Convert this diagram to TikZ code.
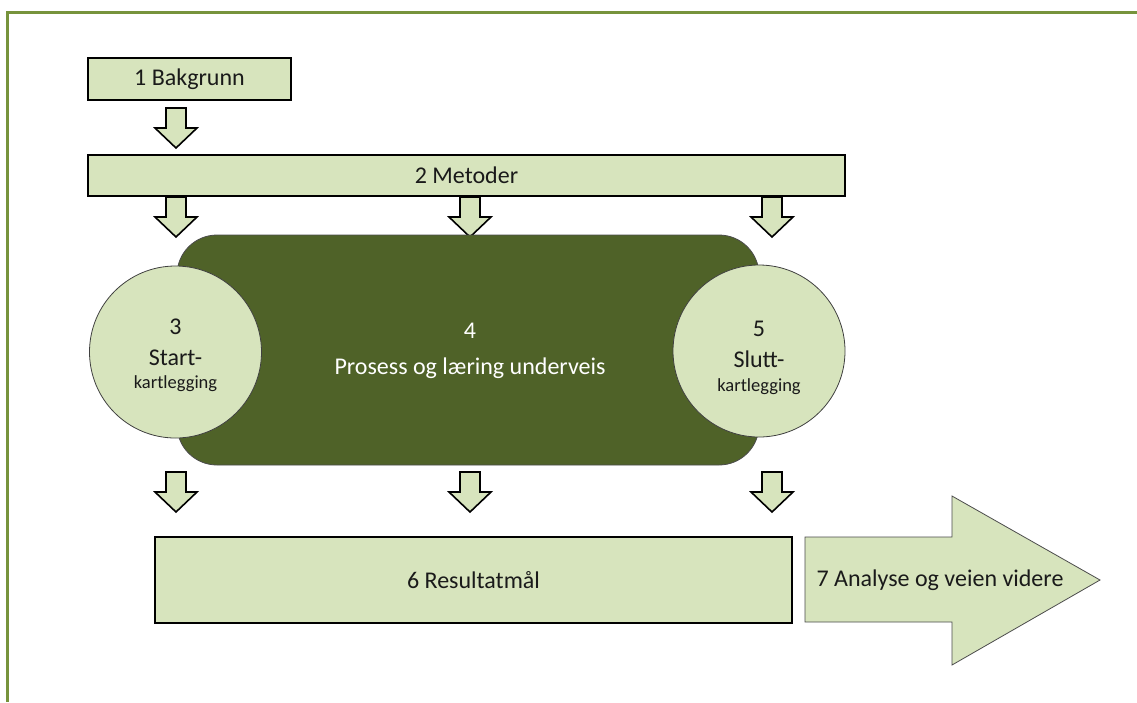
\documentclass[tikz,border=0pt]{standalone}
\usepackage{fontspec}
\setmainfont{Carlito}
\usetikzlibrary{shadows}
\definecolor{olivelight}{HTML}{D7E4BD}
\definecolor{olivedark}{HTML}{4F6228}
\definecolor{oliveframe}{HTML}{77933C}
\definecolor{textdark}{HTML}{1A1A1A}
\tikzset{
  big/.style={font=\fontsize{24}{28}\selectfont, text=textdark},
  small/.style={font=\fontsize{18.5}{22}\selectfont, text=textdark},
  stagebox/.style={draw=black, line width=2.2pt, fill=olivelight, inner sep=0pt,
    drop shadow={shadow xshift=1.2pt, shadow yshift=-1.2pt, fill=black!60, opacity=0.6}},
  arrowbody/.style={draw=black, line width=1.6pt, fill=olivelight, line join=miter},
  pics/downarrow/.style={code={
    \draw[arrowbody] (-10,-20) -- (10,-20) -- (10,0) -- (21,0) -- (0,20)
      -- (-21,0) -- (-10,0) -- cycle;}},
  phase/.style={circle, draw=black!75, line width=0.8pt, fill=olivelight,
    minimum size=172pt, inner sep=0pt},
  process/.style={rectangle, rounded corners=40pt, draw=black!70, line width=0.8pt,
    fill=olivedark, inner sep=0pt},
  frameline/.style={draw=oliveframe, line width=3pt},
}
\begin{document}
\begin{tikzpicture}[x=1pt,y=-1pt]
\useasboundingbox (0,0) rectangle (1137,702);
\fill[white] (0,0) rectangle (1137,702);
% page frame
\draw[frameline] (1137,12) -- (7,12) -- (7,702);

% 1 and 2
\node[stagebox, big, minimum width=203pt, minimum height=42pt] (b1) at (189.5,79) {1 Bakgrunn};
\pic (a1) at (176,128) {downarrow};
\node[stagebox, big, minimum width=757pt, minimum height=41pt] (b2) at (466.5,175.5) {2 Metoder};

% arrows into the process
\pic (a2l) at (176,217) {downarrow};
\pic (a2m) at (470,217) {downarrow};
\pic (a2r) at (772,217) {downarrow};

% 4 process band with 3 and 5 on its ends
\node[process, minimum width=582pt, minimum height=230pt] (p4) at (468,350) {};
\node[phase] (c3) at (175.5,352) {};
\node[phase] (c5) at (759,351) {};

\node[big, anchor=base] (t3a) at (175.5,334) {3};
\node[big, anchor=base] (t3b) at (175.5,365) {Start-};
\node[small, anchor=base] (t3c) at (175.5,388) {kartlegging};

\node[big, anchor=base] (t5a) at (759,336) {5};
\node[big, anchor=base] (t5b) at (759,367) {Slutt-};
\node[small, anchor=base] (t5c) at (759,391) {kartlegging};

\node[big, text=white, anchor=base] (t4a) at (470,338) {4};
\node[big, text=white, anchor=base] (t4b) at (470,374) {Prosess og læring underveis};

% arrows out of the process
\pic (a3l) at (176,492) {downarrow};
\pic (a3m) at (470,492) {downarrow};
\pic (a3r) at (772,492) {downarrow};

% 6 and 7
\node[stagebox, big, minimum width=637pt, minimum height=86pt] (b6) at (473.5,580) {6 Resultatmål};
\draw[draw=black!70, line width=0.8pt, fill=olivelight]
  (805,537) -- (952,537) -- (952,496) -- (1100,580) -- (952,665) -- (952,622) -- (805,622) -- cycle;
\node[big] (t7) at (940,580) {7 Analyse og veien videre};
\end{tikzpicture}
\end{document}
────────────────────
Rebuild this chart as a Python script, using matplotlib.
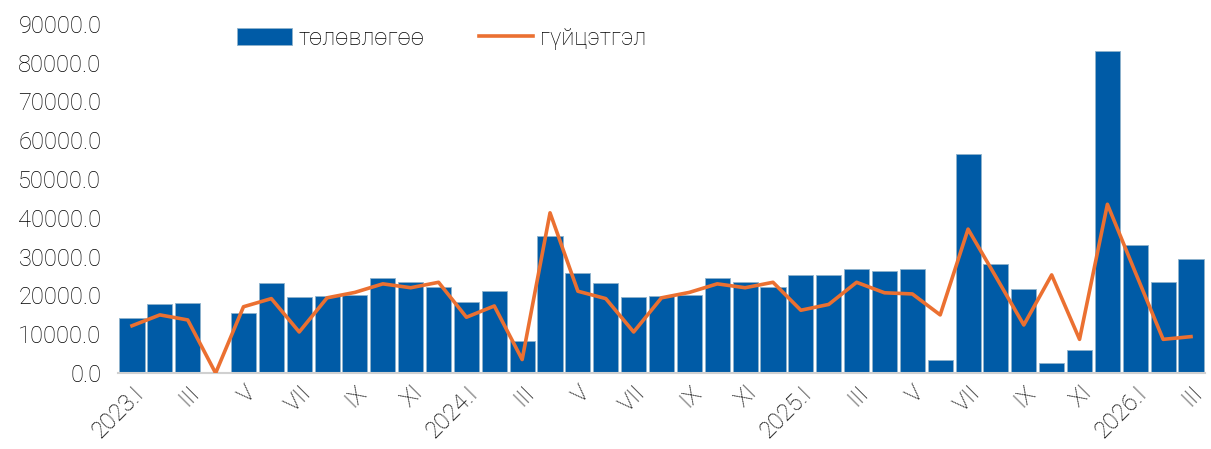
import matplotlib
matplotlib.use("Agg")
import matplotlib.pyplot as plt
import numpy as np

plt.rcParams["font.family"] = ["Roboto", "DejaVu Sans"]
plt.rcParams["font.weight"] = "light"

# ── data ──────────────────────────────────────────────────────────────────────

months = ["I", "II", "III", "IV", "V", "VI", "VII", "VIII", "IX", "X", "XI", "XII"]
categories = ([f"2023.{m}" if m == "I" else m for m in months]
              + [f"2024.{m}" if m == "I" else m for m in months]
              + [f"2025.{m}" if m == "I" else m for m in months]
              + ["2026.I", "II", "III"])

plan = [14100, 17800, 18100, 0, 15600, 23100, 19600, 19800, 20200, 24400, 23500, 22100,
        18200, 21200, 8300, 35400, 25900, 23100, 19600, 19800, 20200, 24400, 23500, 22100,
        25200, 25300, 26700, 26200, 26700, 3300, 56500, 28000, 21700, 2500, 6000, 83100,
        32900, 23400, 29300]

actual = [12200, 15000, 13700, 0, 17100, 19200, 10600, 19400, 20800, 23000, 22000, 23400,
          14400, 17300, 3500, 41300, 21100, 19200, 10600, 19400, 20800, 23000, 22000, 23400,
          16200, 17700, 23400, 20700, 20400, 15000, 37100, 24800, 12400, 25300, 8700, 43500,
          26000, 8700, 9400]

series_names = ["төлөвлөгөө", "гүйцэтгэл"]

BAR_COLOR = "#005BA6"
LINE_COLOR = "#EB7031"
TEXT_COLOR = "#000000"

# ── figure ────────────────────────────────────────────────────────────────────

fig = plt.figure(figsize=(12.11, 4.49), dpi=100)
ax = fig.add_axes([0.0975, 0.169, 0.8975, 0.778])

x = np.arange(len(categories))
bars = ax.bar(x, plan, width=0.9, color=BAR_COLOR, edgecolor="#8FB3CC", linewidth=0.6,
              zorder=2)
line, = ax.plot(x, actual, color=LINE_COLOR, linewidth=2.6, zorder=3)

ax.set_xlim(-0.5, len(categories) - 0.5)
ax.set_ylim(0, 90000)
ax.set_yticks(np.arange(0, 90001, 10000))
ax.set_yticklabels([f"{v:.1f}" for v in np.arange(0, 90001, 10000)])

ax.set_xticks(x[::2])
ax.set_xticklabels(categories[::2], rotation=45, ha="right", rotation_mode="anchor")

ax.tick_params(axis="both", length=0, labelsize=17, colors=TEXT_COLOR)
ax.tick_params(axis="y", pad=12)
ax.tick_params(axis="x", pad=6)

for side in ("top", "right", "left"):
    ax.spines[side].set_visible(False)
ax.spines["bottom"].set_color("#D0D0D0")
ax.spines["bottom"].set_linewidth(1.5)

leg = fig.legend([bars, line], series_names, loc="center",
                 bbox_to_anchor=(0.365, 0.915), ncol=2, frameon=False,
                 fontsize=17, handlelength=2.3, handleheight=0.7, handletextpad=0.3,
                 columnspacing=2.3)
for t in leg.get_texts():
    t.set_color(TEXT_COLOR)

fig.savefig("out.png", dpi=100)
────────────────────
Leave the pictures out, and transcribe exactly the lines above starting at the one that contains "Convert this diagram to TikZ code." and ending at the one that contains "(c5) at (759,351)".

Convert this diagram to TikZ code.
\documentclass[tikz,border=0pt]{standalone}
\usepackage{fontspec}
\setmainfont{Carlito}
\usetikzlibrary{shadows}
\definecolor{olivelight}{HTML}{D7E4BD}
\definecolor{olivedark}{HTML}{4F6228}
\definecolor{oliveframe}{HTML}{77933C}
\definecolor{textdark}{HTML}{1A1A1A}
\tikzset{
  big/.style={font=\fontsize{24}{28}\selectfont, text=textdark},
  small/.style={font=\fontsize{18.5}{22}\selectfont, text=textdark},
  stagebox/.style={draw=black, line width=2.2pt, fill=olivelight, inner sep=0pt,
    drop shadow={shadow xshift=1.2pt, shadow yshift=-1.2pt, fill=black!60, opacity=0.6}},
  arrowbody/.style={draw=black, line width=1.6pt, fill=olivelight, line join=miter},
  pics/downarrow/.style={code={
    \draw[arrowbody] (-10,-20) -- (10,-20) -- (10,0) -- (21,0) -- (0,20)
      -- (-21,0) -- (-10,0) -- cycle;}},
  phase/.style={circle, draw=black!75, line width=0.8pt, fill=olivelight,
    minimum size=172pt, inner sep=0pt},
  process/.style={rectangle, rounded corners=40pt, draw=black!70, line width=0.8pt,
    fill=olivedark, inner sep=0pt},
  frameline/.style={draw=oliveframe, line width=3pt},
}
\begin{document}
\begin{tikzpicture}[x=1pt,y=-1pt]
\useasboundingbox (0,0) rectangle (1137,702);
\fill[white] (0,0) rectangle (1137,702);
% page frame
\draw[frameline] (1137,12) -- (7,12) -- (7,702);

% 1 and 2
\node[stagebox, big, minimum width=203pt, minimum height=42pt] (b1) at (189.5,79) {1 Bakgrunn};
\pic (a1) at (176,128) {downarrow};
\node[stagebox, big, minimum width=757pt, minimum height=41pt] (b2) at (466.5,175.5) {2 Metoder};

% arrows into the process
\pic (a2l) at (176,217) {downarrow};
\pic (a2m) at (470,217) {downarrow};
\pic (a2r) at (772,217) {downarrow};

% 4 process band with 3 and 5 on its ends
\node[process, minimum width=582pt, minimum height=230pt] (p4) at (468,350) {};
\node[phase] (c3) at (175.5,352) {};
\node[phase] (c5) at (759,351) {};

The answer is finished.